A huge one was that the study ignored wins. Getting an acquittal at trial, getting the evidence suppressed and the case dismissed, persuading the prosecutor not to file charges in the first place. There are lawyers who plead out every case, but many don’t. Some are really good at making a case go away before it ever happens, but a study like this cannot measure that. Some are really good at winning trials, but ditto.
Maybe “ignored” is too strong a word. Because how do you count what didn’t happen? Still, it is an important consideration for any such approach.
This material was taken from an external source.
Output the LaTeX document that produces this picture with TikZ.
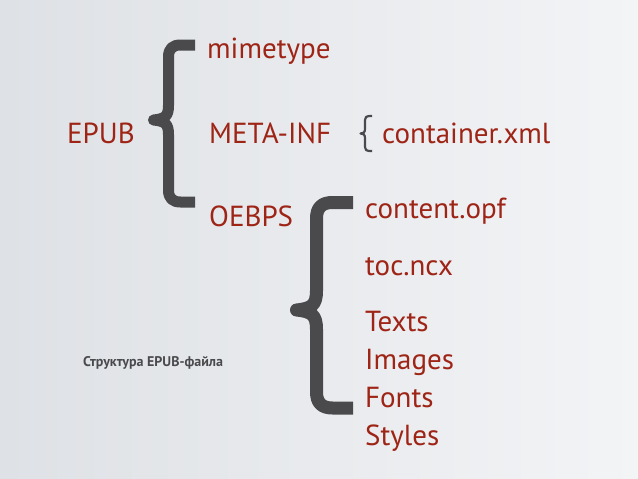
\documentclass[tikz,border=0pt]{standalone}
\usepackage{fontspec}
\setmainfont{PT Sans}
\usetikzlibrary{positioning}
\definecolor{epubred}{RGB}{158,36,22}
\definecolor{bracegray}{RGB}{74,74,76}
\definecolor{bgleft}{RGB}{222,225,229}
\definecolor{bgright}{RGB}{243,244,246}
\tikzset{
  item/.style={anchor=base west, inner sep=0pt, text=epubred, font=\fontsize{29}{31}\selectfont},
  caption/.style={anchor=base west, inner sep=0pt, text=bracegray, font=\bfseries\fontsize{14}{16}\selectfont},
  curly/.style={draw=bracegray, line join=round}
}
% brace: #2 right end, #3 stem x, #4 tip x, #5 top y, #6 middle y, #7 bottom y, #8 corner
\newcommand{\drawcurly}[8][]{%
  \draw[curly,#1] (#2,#5) -- ({#3+#8},#5) .. controls ({#3+0.35*#8},#5) and (#3,{#5+0.3*#8}) .. (#3,{#5+#8})
    -- (#3,{#6-1.2*#8}) .. controls (#3,{#6-0.3*#8}) and ({#3-0.3*#8},{#6-0.1*#8}) .. (#4,#6)
    .. controls ({#3-0.3*#8},{#6+0.1*#8}) and (#3,{#6+0.3*#8}) .. (#3,{#6+1.2*#8})
    -- (#3,{#7-#8}) .. controls (#3,{#7-0.3*#8}) and ({#3+0.35*#8},#7) .. ({#3+#8},#7) -- (#2,#7);
}
\begin{document}
\begin{tikzpicture}[x=1pt, y=-1pt]
\shade[left color=bgleft, right color=bgright] (0,0) rectangle (638,479);
\useasboundingbox (0,0) rectangle (638,479);
% root
\node[item] (epub) at (67,143) {EPUB};
\drawcurly[line width=11pt]{195}{168.5}{153.5}{45}{120}{202}{12}
% level one
\node[item] (mime) at (207,58) {mimetype};
\node[item] (meta) at (209,143) {META-INF};
\node[item] (oebps) at (209,226) {OEBPS};
% META-INF content
\drawcurly[line width=2.2pt]{372}{365}{360.5}{116}{133.5}{151}{4}
\node[item] (cont) at (382,143) {container.xml};
% OEBPS content
\drawcurly[line width=13pt]{353}{316.5}{296.5}{202.5}{310}{408}{16}
\node[item] (opf) at (365,218) {content.opf};
\node[item] (ncx) at (365,275) {toc.ncx};
\node[item] (texts) at (365,331) {Texts};
\node[item] (images) at (365,369) {Images};
\node[item] (fonts) at (365,407) {Fonts};
\node[item] (styles) at (365,445) {Styles};
% caption
\node[caption] (title) at (83,366) {Структура EPUB-файла};
\end{tikzpicture}
\end{document}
Another problem was in the weighting of cases. The authors did acknowledge that different kinds of offenses get treated differently, and finding the mean plea deal and the standard deviation for each offense was certainly the way to go, but they shouldn’t have stopped there. No two cases are alike. Two may involve the exact same offense, but one is still… worse. The lawyer on the worse case isn’t likely to get as great a deal as the one on the less-serious one. That doesn’t make him a worse lawyer.
Maybe that’s why the young tyros were getting better deals than their elders — they handled the easier cases. It may well be that the more experienced lawyers (in addition to getting more acquittals, dismissals and non-prosecutions) were getting better deals than the younger ones could have gotten in those cases. Or not. We can’t tell from this data, is the point.
Anyway, this post is already longer than it was supposed to be. Statistical ranking of lawyers may well be doable, and it may well be useful. But this study doesn’t really support that conclusion. And those who would try to imitate it for publication or for profit need to understand why.